Objective:
A major challenge in understanding and treating PTSD is its clinical heterogeneity, which is likely determined by various neurobiological perturbations. This heterogeneity likely also reduces the effectiveness of standard group-comparison approaches. Here we tested whether a statistical approach aimed at identifying individual-level neuroimaging abnormalities that are more prevalent in cases than in controls could reveal new clinically-meaningful insights into the heterogeneity of PTSD.
Method:
Resting-state functional magnetic resonance imaging was recorded from 87 unmedicated PTSD cases and 105 warzone-exposed healthy controls. Abnormalities were modeled using tolerance intervals, which referenced the distribution of healthy controls as the “normative population.” Out-of-norm functional-connectivity values were examined for enrichment in cases, and then used in a clustering analysis to identify biologically-defined PTSD subgroups based on their abnormality profiles.
Results:
We identified two subgroups among PTSD cases, each with a distinct pattern of functional connectivity abnormalities with respect to healthy controls.
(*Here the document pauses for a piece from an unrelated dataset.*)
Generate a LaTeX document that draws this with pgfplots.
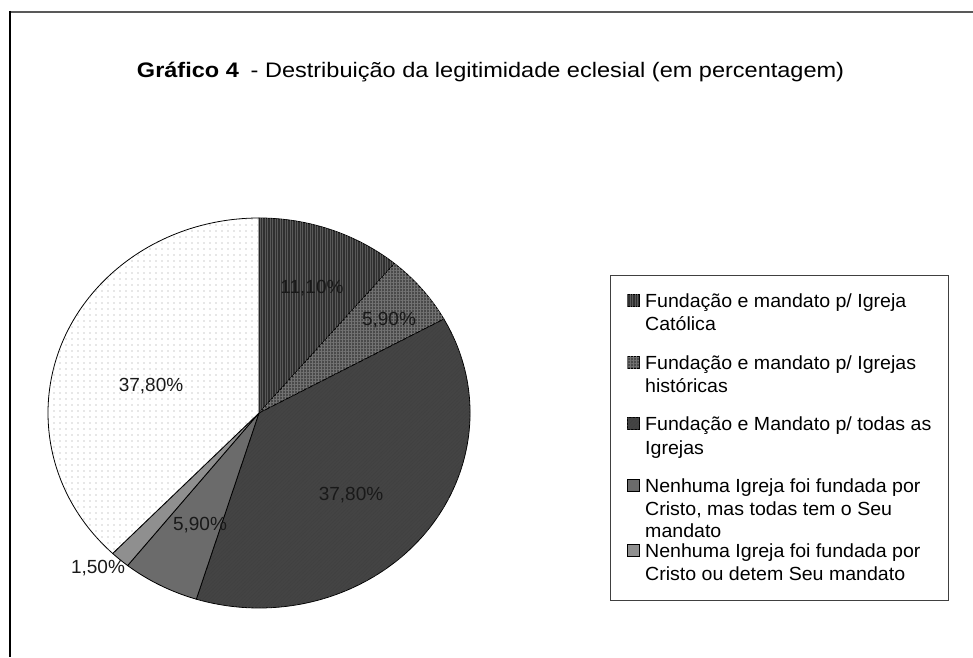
\documentclass[border=0pt]{standalone}
\usepackage{fontspec}
\setmainfont{Liberation Sans}
\usepackage{pgfplots}
\pgfplotsset{compat=1.18}
\usepackage{pgfplotstable}
\usetikzlibrary{patterns.meta}

\definecolor{s0}{HTML}{303030}
\definecolor{s1}{HTML}{4A4A4A}
\definecolor{s2}{HTML}{444444}
\definecolor{s3}{HTML}{6B6B6B}
\definecolor{s4}{HTML}{8F8F8F}
\definecolor{s5}{HTML}{FFFFFF}

\tikzset{
  sl0/.style={fill=s0, postaction={pattern={Lines[angle=90,distance=2.5pt,line width=0.7pt]}, pattern color=gray!70!black}},
  sl1/.style={fill=s1, postaction={pattern={Hatch[distance=3pt,line width=0.4pt]}, pattern color=gray!90!black}},
  sl2/.style={fill=s2, postaction={pattern={Lines[angle=45,distance=2.5pt,line width=0.5pt]}, pattern color=gray!50!black}},
  sl3/.style={fill=s3},
  sl4/.style={fill=s4},
  sl5/.style={fill=s5, postaction={pattern={Dots[distance=6pt,radius=0.6pt]}, pattern color=gray!80}},
}

% share (%), label position in pixels
\pgfplotstableread{
val   lx   ly
11.10 312  369
5.90  389  337
37.80 351  162
5.90  200  132
1.50  98   89
37.80 151  271
}\piedata

\begin{document}
\begin{tikzpicture}
% start/end angles, clockwise from the top
\def\cum{0}
\pgfplotsforeachungrouped \i in {0,...,5}{%
  \pgfplotstablegetelem{\i}{val}\of\piedata \let\v=\pgfplotsretval
  \pgfmathsetmacro\sa{90-3.6*\cum}%
  \pgfmathsetmacro\cum{\cum+\v}%
  \pgfmathsetmacro\ea{90-3.6*\cum}%
  \expandafter\xdef\csname v\i\endcsname{\v}%
  \expandafter\xdef\csname sa\i\endcsname{\sa}%
  \expandafter\xdef\csname ea\i\endcsname{\ea}%
  \pgfplotstablegetelem{\i}{lx}\of\piedata
  \expandafter\xdef\csname lx\i\endcsname{\pgfplotsretval}%
  \pgfplotstablegetelem{\i}{ly}\of\piedata
  \expandafter\xdef\csname ly\i\endcsname{\pgfplotsretval}%
}
\begin{axis}[
  width=973pt, height=657pt, scale only axis,
  xmin=0, xmax=973, ymin=0, ymax=657,
  hide axis, clip=false,
]
% frame
\draw[gray!70!black, line width=2pt] (axis cs:9,645) -- (axis cs:973,645);
\draw[black, line width=2pt] (axis cs:10,646) -- (axis cs:10,0);

% title
\node[anchor=base west, xscale=1.12, font=\fontsize{21}{25}\selectfont]
  at (axis cs:133,579) {\textbf{Gráfico 4}\enspace - Destribuição da legitimidade eclesial (em percentagem)};

% slices
\pgfplotsinvokeforeach{0,...,5}{
  \draw[sl#1, line width=0.8pt] (axis cs:259,244) -- ++(\csname sa#1\endcsname:211pt and 195pt)
    arc[start angle=\csname sa#1\endcsname, end angle=\csname ea#1\endcsname, x radius=211pt, y radius=195pt] -- cycle;
}
\pgfplotsinvokeforeach{0,...,5}{
  \node[font=\fontsize{19}{22}\selectfont, text=black!90]
    at (axis cs:\csname lx#1\endcsname,\csname ly#1\endcsname)
    {\pgfmathprintnumber[fixed,fixed zerofill,precision=2,use comma,assume math mode=true]{\csname v#1\endcsname}\%};
}

% legend
\draw[gray!50!black, line width=1pt] (axis cs:610,382) rectangle (axis cs:948,57);
\draw[sl0, line width=0.6pt] (axis cs:627,351) rectangle (axis cs:639,363);
\draw[sl1, line width=0.6pt] (axis cs:627,289) rectangle (axis cs:639,301);
\draw[sl2, line width=0.6pt] (axis cs:627,228) rectangle (axis cs:639,240);
\draw[sl3, line width=0.6pt] (axis cs:627,166) rectangle (axis cs:639,178);
\draw[sl4, line width=0.6pt] (axis cs:627,101) rectangle (axis cs:639,113);
\tikzset{lg/.style={anchor=base west, font=\fontsize{19}{22}\selectfont, xscale=1.03, inner sep=0pt}}
\node[lg] at (axis cs:645,350) {Fundação e mandato p/ Igreja};
\node[lg] at (axis cs:645,327) {Católica};
\node[lg] at (axis cs:645,288) {Fundação e mandato p/ Igrejas};
\node[lg] at (axis cs:645,265) {históricas};
\node[lg] at (axis cs:645,227) {Fundação e Mandato p/ todas as};
\node[lg] at (axis cs:645,203) {Igrejas};
\node[lg] at (axis cs:645,165) {Nenhuma Igreja foi fundada por};
\node[lg] at (axis cs:645,142) {Cristo, mas todas tem o Seu};
\node[lg] at (axis cs:645,120) {mandato};
\node[lg] at (axis cs:645,100) {Nenhuma Igreja foi fundada por};
\node[lg] at (axis cs:645,77) {Cristo ou detem Seu mandato};
\end{axis}
\pgfresetboundingbox
\path (current axis.south west) rectangle (current axis.north east);
\end{tikzpicture}
\end{document}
Subgroups differed clinically on levels of reexperiencing symptoms, improved case-control discriminability and were detectable using independently recorded resting-state EEG data.
Conclusions:
Our results provide a proof-of-concept for the utility of abnormality-based approaches for studying heterogeneity within clinical populations. Such approaches, applied not only to neuroimaging data, may allow detection of subpopulations with distinct biological signatures so that further clinical and mechanistic investigations can be focused on more biologically homogeneous subgroups.